Roberto Bolaño has received a lot of hype lately. Well, at least at my local book store, Green Apple Books, he is adored with a reader recommendation card on every one of his novels and the jacket cover to The Savage Detectives is full of praise about how Bolaño is “his generation’s premier Latin American writer,” and that he is the “brightest hope for the future of South American literature. Having read only one of his novels I’m not convinced that Bolaño deserves the accolades of these profound claims but I’ll concede that the The Savage Detectives is a decent and original work of fiction.
The novel is divided into three parts: parts 1 and 3 are pages from the 1975 and 1976 diaries of 17 year old student and aspiring poet Juan García Madero. Madero is part of group of Mexican poets dubbed the Visceral Realists, a 1970’s movement centered around the poets Arturo Belano (a mirror for the author Roberto Bolaño) and Ulises Lima. In the 1975 diary pages we witness Madero and the other Visceral Realists spend their time having sex, discussing poetry, smoking pot and going from one odd job to another. In half an effort to protect a prostitute and half an effort to seek out Cesárea Tinajero the founder of Visceral Realism, Belano, Lima, Madero, Lupe (the prostitute) and Quim (another poet) drive off in Quim’s car on New Year’s Eve to the Sonora desert. And with that – part 1 is left in the dust of the tires heading off to the desert and Part 2 takes a completely different spin with over 400 pages of short story narration told from multiple perspectives of people who have either known or bumped into Belano or Lima over a 20 year period spanning 1976 to 1996. In Part 2 there is little mention of the adventure into the Sonora desert but Part 3 picks up exactly where Part 1 left off on January 1st of 1976.
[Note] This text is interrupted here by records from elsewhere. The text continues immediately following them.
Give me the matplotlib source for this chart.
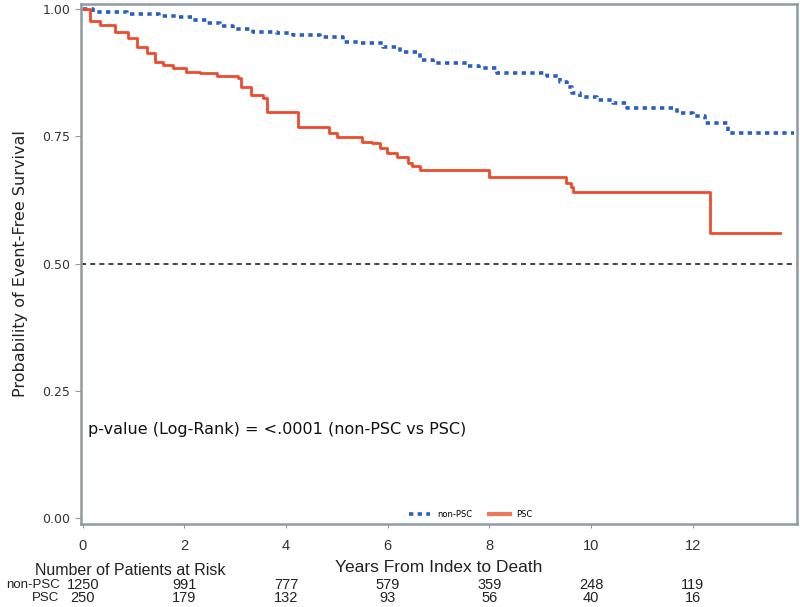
import matplotlib
matplotlib.use("Agg")
import matplotlib.pyplot as plt
from matplotlib.lines import Line2D

# Kaplan-Meier step curves
years_non_psc = [0, 0.2, 0.86, 1.5, 1.84, 2.17, 2.44, 2.7, 2.95, 3.35, 3.82, 4.14, 4.67,
                 5.12, 5.45, 5.9, 6.24, 6.63, 6.9, 7.56, 7.8, 8.15, 9.13, 9.39, 9.52,
                 9.63, 9.78, 10.12, 10.43, 10.71, 11.69, 12.0, 12.24, 12.7, 14.0]
surv_non_psc = [1.0, 0.994, 0.990, 0.986, 0.984, 0.980, 0.974, 0.967, 0.961, 0.955, 0.953,
                0.949, 0.945, 0.935, 0.933, 0.925, 0.916, 0.900, 0.894, 0.888, 0.884,
                0.874, 0.868, 0.857, 0.847, 0.835, 0.827, 0.821, 0.815, 0.805, 0.796,
                0.790, 0.776, 0.756, 0.756]

years_psc = [0, 0.14, 0.33, 0.63, 0.89, 1.06, 1.26, 1.42, 1.57, 1.77, 2.04, 2.3, 2.64,
             3.05, 3.12, 3.3, 3.54, 3.62, 4.23, 4.84, 5.0, 5.49, 5.7, 5.85, 5.98, 6.18,
             6.4, 6.47, 6.63, 8.0, 9.5, 9.6, 9.65, 12.34, 13.72]
surv_psc = [1.0, 0.978, 0.969, 0.955, 0.943, 0.925, 0.914, 0.896, 0.890, 0.884, 0.876,
            0.874, 0.868, 0.864, 0.847, 0.831, 0.825, 0.798, 0.768, 0.756, 0.748, 0.739,
            0.737, 0.727, 0.717, 0.709, 0.697, 0.692, 0.684, 0.670, 0.658, 0.650, 0.641,
            0.560, 0.560]

risk_years = [0, 2, 4, 6, 8, 10, 12]
risk_non_psc = [1250, 991, 777, 579, 359, 248, 119]
risk_psc = [250, 179, 132, 93, 56, 40, 16]

blue = '#2a5fbf'
red = '#ee4a2c'
spine_col = '#8d9ba6'
narrow = ['Liberation Sans Narrow', 'Liberation Sans', 'DejaVu Sans']

fig = plt.figure(figsize=(8, 6.07), dpi=100)
ax = fig.add_axes([0.101, 0.137, 0.895, 0.856])

ax.step(years_non_psc, surv_non_psc, where='post', color=blue, lw=2.6,
        linestyle=(0, (1.2, 1.2)))
ax.step(years_psc, surv_psc, where='post', color=red, lw=2.0)
ax.axhline(0.5, color='#222222', lw=1.2, linestyle=(0, (3, 2.5)))

ax.set_xlim(-0.04, 14.05)
ax.set_ylim(-0.012, 1.01)
ax.set_yticks([0, 0.25, 0.5, 0.75, 1.0])
ax.set_yticklabels(['0.00', '0.25', '0.50', '0.75', '1.00'])
ax.set_xticks(risk_years)
ax.tick_params(axis='y', labelsize=9, colors='#333333', length=4, color=spine_col)
ax.tick_params(axis='x', labelsize=10.5, colors='#333333', length=3, color=spine_col, pad=8)
for lbl in ax.get_xticklabels():
    lbl.set_family(narrow)
for s in ax.spines.values():
    s.set_color(spine_col)
    s.set_linewidth(1.8)

ax.set_ylabel('Probability of Event-Free Survival', fontsize=11.5, color='#222222', labelpad=10)
ax.set_xlabel('Years From Index to Death', fontsize=12.5, family=narrow, color='#222222', labelpad=5)

ax.text(0.1, 0.165, 'p-value (Log-Rank) = <.0001 (non-PSC vs PSC)', fontsize=11.5, color='#111111')

handles = [Line2D([], [], color=blue, lw=2.6, linestyle=(0, (1.2, 1.2))),
           Line2D([], [], color='#f0785a', lw=3)]
ax.legend(handles, ['non-PSC', 'PSC'], loc='lower center', bbox_to_anchor=(0.545, -0.005),
          ncol=2, frameon=False, fontsize=6, handlelength=2.5, columnspacing=2)

# number at risk table
tr = ax.get_xaxis_transform()
ax.text(-0.95, -0.09, 'Number of Patients at Risk', transform=tr, fontsize=11.5,
        family=narrow, ha='left', va='center', color='#222222')
ax.text(-0.46, -0.117, 'non-PSC', transform=tr, fontsize=9.5, family=narrow,
        ha='right', va='center', color='#222222')
ax.text(-0.46, -0.142, 'PSC', transform=tr, fontsize=9.5, family=narrow,
        ha='right', va='center', color='#222222')
for x, a, b in zip(risk_years, risk_non_psc, risk_psc):
    ax.text(x, -0.117, str(a), transform=tr, fontsize=10.5, family=narrow,
            ha='center', va='center', color='#222222')
    ax.text(x, -0.142, str(b), transform=tr, fontsize=10.5, family=narrow,
            ha='center', va='center', color='#222222')

fig.savefig('out.png', dpi=100)
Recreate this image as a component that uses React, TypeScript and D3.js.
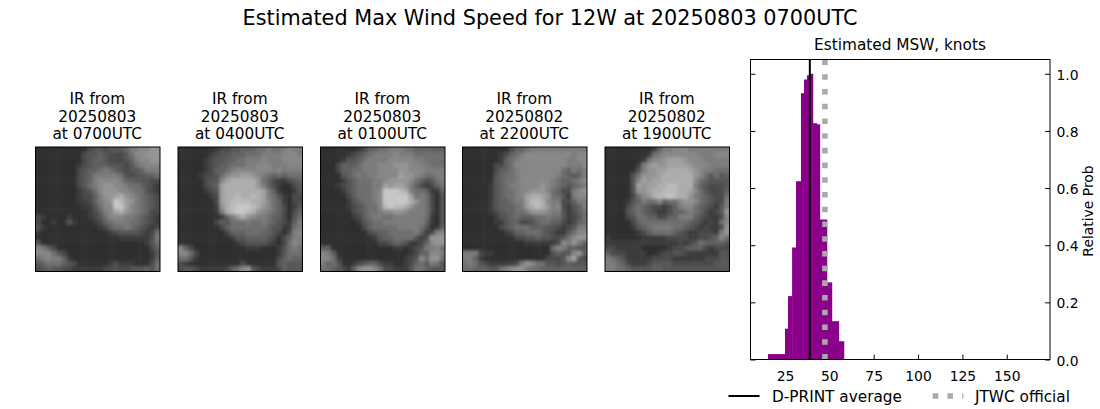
import React, { useEffect, useRef } from "react";
import * as d3 from "d3";

// histogram bins, knots
const binEdges = [15.4, 25, 26.7, 29, 31.2, 34, 35.7, 37.4, 39.1, 40.8, 43, 44.7, 48.7, 51.5, 55.4, 58.3];
const binProbs = [0.019, 0.108, 0.222, 0.392, 0.624, 0.932, 0.98, 0.995, 1.0, 0.827, 0.823, 0.49, 0.27, 0.134, 0.064];
const xTicks = [25, 50, 75, 100, 125, 150];
const yTicks = [0, 0.2, 0.4, 0.6, 0.8, 1.0];
const dprintAverage = 39;
const jtwcOfficial = 47.5;

const panelTitles = [
  ["IR from", "20250803", "at 0700UTC"],
  ["IR from", "20250803", "at 0400UTC"],
  ["IR from", "20250803", "at 0100UTC"],
  ["IR from", "20250802", "at 2200UTC"],
  ["IR from", "20250802", "at 1900UTC"],
];

// coarse brightness, one hex digit per cell
const ir0700 = [
  "111111111134434445778899", "111111111344543334688999", "111111111345543334578899", "111111112345554443467888",
  "111111113455676543445777", "111111113457777764344556", "111111113457888875544433", "111111113467899887665432",
  "111111112346899988766432", "111111112335799ab9876543", "111111112235789dca976543", "111111111224688dda876543",
  "111111111123578ab9876533", "321111211123468887765432", "311211421112356777665432", "421111111111235667654323",
  "211111111111112344443236", "111111111111111122222237", "411111111111111111111246", "875311111111111111111135",
  "888643111111111111111124", "678775211111111111111125", "456665431111112322211136", "345443322222233433444546",
];
const ir0400 = [
  "111111123344555667667877", "111111234455566677778887", "111112344556677787778888", "111112345566677888777888",
  "111112355678888888787777", "111123346899aa9876565666", "111113448abbbbb965322345", "11111345abbbbbb975321134",
  "11111234abbbbbbba7521124", "11111123abbcbbcba7642133", "11111113abccccbba8652133", "111111129bcdddcb98653124",
  "111111127bcddcb987653135", "111111112579b98776553146", "111111135466676676543257", "111111113566666665442267",
  "111111111355566655431378", "111111111124455554313577", "111111111112344443213687", "853111111111122211124676",
  "886311111111111111124666", "664211111111111111135655", "321111111111311111145444", "344322222356894322235444",
];
const ir0100 = [
  "111111123556677766555555", "111112345677778777666666", "111124456777788888776666", "111355567778889998877666",
  "111355667778888998887777", "111145676778888a99876677", "111124566677899998653467", "111234566677a9aa97532356",
  "111124566678dddcb7665225", "111113566678ddddda676314", "111112456678dddddb976314", "111112345668cdccb9776314",
  "111111345667889987776314", "111111235677667777776214", "111111124566777777775214", "111111113566666777764125",
  "111111111345566666752378", "111111111124556666423999", "111111111113345542235899", "551111111111112212347786",
  "875111111111111112355887", "886211111111111123486996", "756411234553221123564764", "665432589986332224665444",
];
const ir2200 = [
  "111111111355677777777777", "111111123567888888888788", "111111125678888888887788", "111111335688888888887778",
  "111111355678888888865767", "111111456678888888765457", "111111456678888887655678", "111112456778888987654567",
  "111112456678899986533789", "111112456678abba96642788", "111112455677accb87733577", "111112455567abcb97832457",
  "111112345566799987742356", "111111244565556676642346", "111111224553345665532356", "111111134566655544323477",
  "111111112355666543224688", "111111111133445443346899", "111111111111222222387975", "111111111111111116875544",
  "777322111111111114544895", "775211111111111133348a43", "676432222237986644345444", "665554467899766555555555",
];
const ir1900 = [
  "111111111257788877777777", "111111112678888888777888", "111111126889aaa988877777", "111111279a99aaaa98887777",
  "1111114799aabbbba9877666", "1111146999abbbbbb9864645", "1111148a9aabbbbbb8654444", "111114a9aabbccbbb7543334",
  "11111499abbcccbba8643335", "111113689bccdcbb97654336", "111124576685668998654337", "111135654332357886543247",
  "111145654322355676532349", "111134665533557775432238", "111113566666666654323268", "111112456777766543232239",
  "111111235666654322333279", "211111122222333322334586", "222222222222223234655554", "332222211111233455532333",
  "533322221123344322222244", "765422222333322222233344", "776532223444433333333444", "776654444554444444444444",
];
const irImages = [ir0700, ir0400, ir0100, ir2200, ir1900];

const FONT = "'DejaVu Sans', sans-serif";
const panelLeft = [35.5, 178, 320.5, 462.5, 605];
const panelSize = 124.5;
const panelTop = 147;

const gray = d3.scaleLinear<string>().domain([0, 15]).range(["#222222", "#e0e0e0"]);

const IrPanel = ({ index }: { index: number }) => {
  const rows = irImages[index];
  const n = rows.length;
  const band = d3.scaleBand<number>().domain(d3.range(n)).range([0, panelSize]);
  const step = band.step();
  // cells run past the frame with clamped values, so the blur has no pale rim
  const ext = d3.range(-3, n + 3);
  const clamp = (i: number) => Math.max(0, Math.min(n - 1, i));
  return (
    <g transform={`translate(${panelLeft[index]},${panelTop})`}>
      <g clipPath="url(#panelClip)">
        <g filter="url(#irBlur)">
          {ext.map((r) =>
            ext.map((c) => (
              <rect
                key={`${r}-${c}`}
                x={c * step}
                y={r * step}
                width={step + 0.5}
                height={step + 0.5}
                fill={gray(parseInt(rows[clamp(r)][clamp(c)], 16))}
              />
            ))
          )}
        </g>
      </g>
      <rect width={panelSize} height={panelSize} fill="none" stroke="#000" strokeWidth={1} />
      {panelTitles[index].map((t, i) => (
        <text key={i} x={panelSize / 2 - 0.5} y={-43 + i * 17.5} textAnchor="middle" fontSize={15.3} fill="#000">
          {t}
        </text>
      ))}
    </g>
  );
};

export default function App() {
  const xAxisRef = useRef<SVGGElement>(null);
  const yAxisRef = useRef<SVGGElement>(null);
  const yInnerRef = useRef<SVGGElement>(null);

  const x = d3.scaleLinear().domain([5.55, 174.4]).range([750.5, 1050]);
  const y = d3.scaleLinear().domain([0, 1.05]).range([359.5, 59.5]);

  useEffect(() => {
    const style = (g: any) => {
      g.select(".domain").remove();
      g.selectAll("text").attr("font-size", 13.9).attr("font-family", FONT).attr("fill", "#000");
      g.selectAll("line").attr("stroke", "#000").attr("stroke-width", 1);
    };
    // ticks point into the plot on every side
    d3.select(xAxisRef.current)
      .call(d3.axisBottom(x).tickValues(xTicks).tickSize(-4.9).tickPadding(11.9).tickFormat(d3.format("d")) as any)
      .call(style);
    d3.select(yAxisRef.current)
      .call(d3.axisRight(y).tickValues(yTicks).tickSize(-4.9).tickPadding(6.5).tickFormat(d3.format(".1f")) as any)
      .call(style)
      .selectAll("text")
      .attr("dy", "0.4em");
    d3.select(yInnerRef.current)
      .call(d3.axisRight(y).tickValues(yTicks).tickSize(4.9).tickFormat(() => "") as any)
      .call(style);
  }, []);

  return (
    <svg width={1100} height={409} style={{ position: "absolute", left: 0, top: 0 }} fontFamily={FONT}>
      <defs>
        <clipPath id="panelClip">
          <rect width={panelSize} height={panelSize} />
        </clipPath>
        <filter id="irBlur" x="-10%" y="-10%" width="120%" height="120%">
          <feGaussianBlur stdDeviation={1.8} />
        </filter>
      </defs>
      <rect width={1100} height={409} fill="#fff" />
      <text x={550} y={25} textAnchor="middle" fontSize={20.8} fill="#000">
        Estimated Max Wind Speed for 12W at 20250803 0700UTC
      </text>

      {irImages.map((_, i) => (
        <IrPanel key={i} index={i} />
      ))}

      <text x={900} y={50} textAnchor="middle" fontSize={15.3} fill="#000">
        Estimated MSW, knots
      </text>
      <g ref={xAxisRef} transform="translate(0,359.5)" />
      {binProbs.map((p, i) => (
        <rect
          key={i}
          x={x(binEdges[i])}
          y={y(p)}
          width={x(binEdges[i + 1]) - x(binEdges[i]) + 0.2}
          height={y(0) - y(p)}
          fill="#8b008b"
        />
      ))}
      <line x1={x(dprintAverage)} x2={x(dprintAverage)} y1={y(0)} y2={y(1.05)} stroke="#000" strokeWidth={2} />
      <line
        x1={x(jtwcOfficial)}
        x2={x(jtwcOfficial)}
        y1={y(0)}
        y2={y(1.05)}
        stroke="#a9a9a9"
        strokeWidth={5.55}
        strokeDasharray="5.55 9.17"
      />
      <rect x={750.5} y={59.5} width={299.5} height={300} fill="none" stroke="#000" strokeWidth={1} />
      <g ref={yAxisRef} transform="translate(1050,0)" />
      <g ref={yInnerRef} transform="translate(750.5,0)" />
      <text transform="translate(1093,211) rotate(-90)" textAnchor="middle" fontSize={13.9} fill="#000">
        Relative Prob
      </text>

      <line x1={728.5} x2={759.5} y1={396} y2={396} stroke="#000" strokeWidth={2} />
      <text x={772} y={402} fontSize={15.3} fill="#000">
        D-PRINT average
      </text>
      <line x1={932.7} x2={963.3} y1={396} y2={396} stroke="#a9a9a9" strokeWidth={5.55} strokeDasharray="5.55 9.17" />
      <text x={975} y={402} fontSize={15.3} fill="#000">
        JTWC official
      </text>
    </svg>
  );
}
My hesitation to praise Bolaño for The Savage Detectives is that I found the first part of The Savage Detectives utterly boring without much inspiration. In this section elapsing 124 pages there was a lot of talk about reading, writing, and reciting poetry but there were few examples of the poetry that all these characters were invested in writing. Furthermore, Visceral Realism never received an adequate description about what makes a poem specific to the Visceral Realism movement. This results in a lot of empty talk with little substance that did not provide this reader with any reason to identify with the characters and their excitement about Visceral Realism. Perhaps Bolaño’s intent was to paint a picture of a generation of students and artists filled with vacant hope. If that is the case, I’d hardly call that genius. So after finishing Part 1 The Savage Detectives sat on my shelf for 2 years. However, as I have returned to Green Apple time and time again I have been affronted with placards praising Bolaño’s genius so I recently decided to pick up the challenge and return to this novel.
With the ever changing first person narratives covering a mysterious cornucopia of travels and real life experiences in Mexico, Paris, Barcelona, Tel Aviv, Nicaragua, San Diego, and Liberia Part 2 is definitely more interesting than Part 1. Each story is unique in itself and the only theme connecting the stories told by over 2 dozen narrators is that at one point in time the narrator either knew, was intimate with, or merely bumped into Arturo Belano or Ulises Lima. To that affect, Part 2 takes on the “detective” theme as the reader is challenged to figure out what happened to Belano and Lima after they disappeared into the Sonora desert. These two poets who were once the center of a movement slowly declining into obscurity as one or the other are arrested for different violations, spend periods hawking drugs, get married, get divorced, struggle for work, suffer hunger and disease, and even disappear unknown for long periods of time. In a sense the decline of Belano and Lima is a metaphor for the decline of Mexico.
Part 2 is still writhe with literary name dropping and empty talk about talking about writers and writing. The novel could have benefited from editing maybe 200 pages out of the 570 page goliath with 50 taken from Part 1 and 150 taken from Part 2. I wouldn’t touch Part 3 though. The action that takes place after Belano, Lima and company discover the original Visceral Realist Cesárea Tinajero has a poetic effect that ties together the vision of the The Savage Detectives.
Would I recommend this book to another? No. However, I am intrigued by Bolaño and I will make an effort to read one of his shorter novels to give him credit for the effort put into The Savage Detectives.